Is it possible to work within a company and not be a business development person? Some professionals don’t believe it is—no matter what department you’re in, they say, your ultimate goal is to advertise the company’s work and help it grow. Whatever definition you use, Tracy Engelfried is unquestionably a business development person—as vice president of corporate strategy and business development at IAP Worldwide Services, she has played a significant role in helping the company stay competitive by reducing her department’s operating budget by 50 percent over the past two years while doubling the company’s orders (booked business).
At the beginning of her career, though, Engelfried never would have predicted that she could thrive in that kind of role. “I initially looked into becoming an FBI agent and even began studying for the entrance exam and preparing for the fitness test,” she says. “But I realized that it was not right for me, that carrying a weapon didn’t appeal to me.”
Realizing that she was more interested in intelligence and analytical work, Engelfried soon found the opportunity she was looking for at the Office of Naval Intelligence (ONI). She continued to work in government roles for the next decade, moving through a number of career-progressing intelligence and operations positions at the Defense Intelligence Agency as well as the ONI.
When Engelfried resigned from the government and joined the private sector firm, Phoenix Consulting Group, it was one of the hardest decisions she’d ever had to make. “I absolutely loved what I was doing, but I had just had my second child. I couldn’t go out on a six-month deployment, or travel into war zones,” she explains. “That just wasn’t the right step for me and my family at that point.”
The longer Engelfried stayed in the private sector, the more clarity she found about what truly interested and engaged her—namely, the operational side of business. After honing her business development skills as senior director of business development operations at DynCorp International, Engelfried transitioned to IAP in 2016. She was “immediately impressed” with the passion of the company’s leadership, she says, and the company was undergoing changes at the time that presented unique opportunities to a business development specialist like Engelfried.
“The company had just completed a restructuring and recapitalization under new ownership and executive leadership team—the company was essentially starting over,” Engelfried says. “IAP was making great strides to grow the business and improve its profitability, and I really thought the company was on an upward trajectory. It was a winning team, and I wanted to be a part of it.”
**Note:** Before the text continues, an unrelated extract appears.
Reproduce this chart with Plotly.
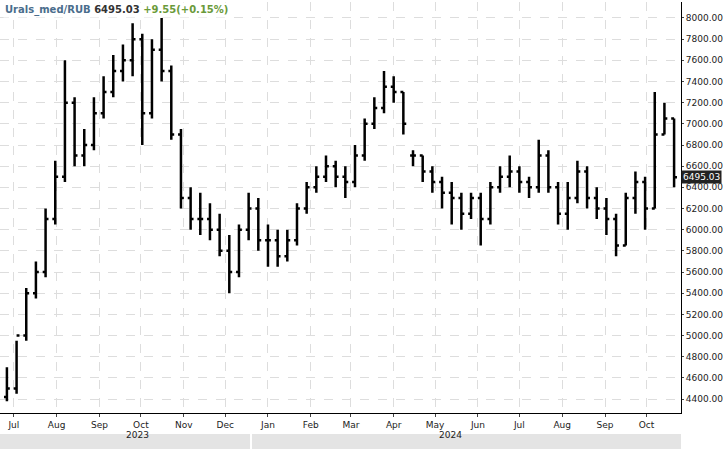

IAP has a very lean infrastructure, Engelfried explains, which is a key part of its ability to remain a “winning” team within a competitive space like logistics, aviation, information technology, and national security services. In other words, one of the company’s top priorities is keeping costs down so that it can focus its resources and efforts on providing new solutions to its global governmental and commercial customers. “When I joined, the CFO made it clear that I needed to stay within budget for the year,” Engelfried recalls. “The company had exceeded the business development budget the last couple of years before I joined.”
“I’ve found that if you want people to contribute the parts of themselves that drive creativity, innovation, and ingenuity, it’s important to create an environment where they can truly be themselves.”
And Engelfried delivered. “Of course, it was difficult,” the VP says of the drastic cuts to the department’s budget. “I had to get my team on board. We decided that we had to focus our efforts on opportunities we had a higher percentage of winning—for example, you may have one opportunity worth $1 billion and another worth $300 million, but your chances of winning the $300 million job is much higher than the larger job – so you go after the smaller one instead.
“To do that, we instituted a process in which we evaluated each opportunity using an internally designed metric,” Engelfried continues. The team looked at every opportunity—aviation, logistics, or national security—and examined the real chances of winning based on its capabilities, customer adjacencies, competition, and other questions in a weighted assessment. “The process actually measures the maturity of an opportunity from fifteen different dimensions, and that helps the company overall because we end up spending resources on opportunities where we have a higher percentage of winning.”
But even with that type of disciplined process in place, Engelfried says, there is an art to what she and her team do in business development. “I’ve found that if you want people to contribute the parts of themselves that drive creativity, innovation, and ingenuity, it’s important to create an environment where they can truly be themselves,” the VP notes.
Her leadership skills and success do not go unnoticed by the external partners she works with. “Tracy possesses a unique mix of discipline, drive, and creativity that puts her at the top of her field, and it’s what makes her such a great team leader,” says Karl Miller, CEO of Jingoli Power.
Engelfried works to create a welcoming and inclusive environment by being as open and transparent as possible, and by always truthfully answering questions to the best of her ability, even if she isn’t able to share all of the finer details.
“I’ve liked and respected most of the bosses I’ve had over the course of my twenty-five-year career,” Engelfried says, “but I’ve only trusted—and I mean really trusted—a few of them. I want to know that my team trusts me, that they know they can come to me with their problems. The last thing I want is to find out that it’s too late to fix something that has been brewing for weeks because someone didn’t feel comfortable coming to me about it in the first place.”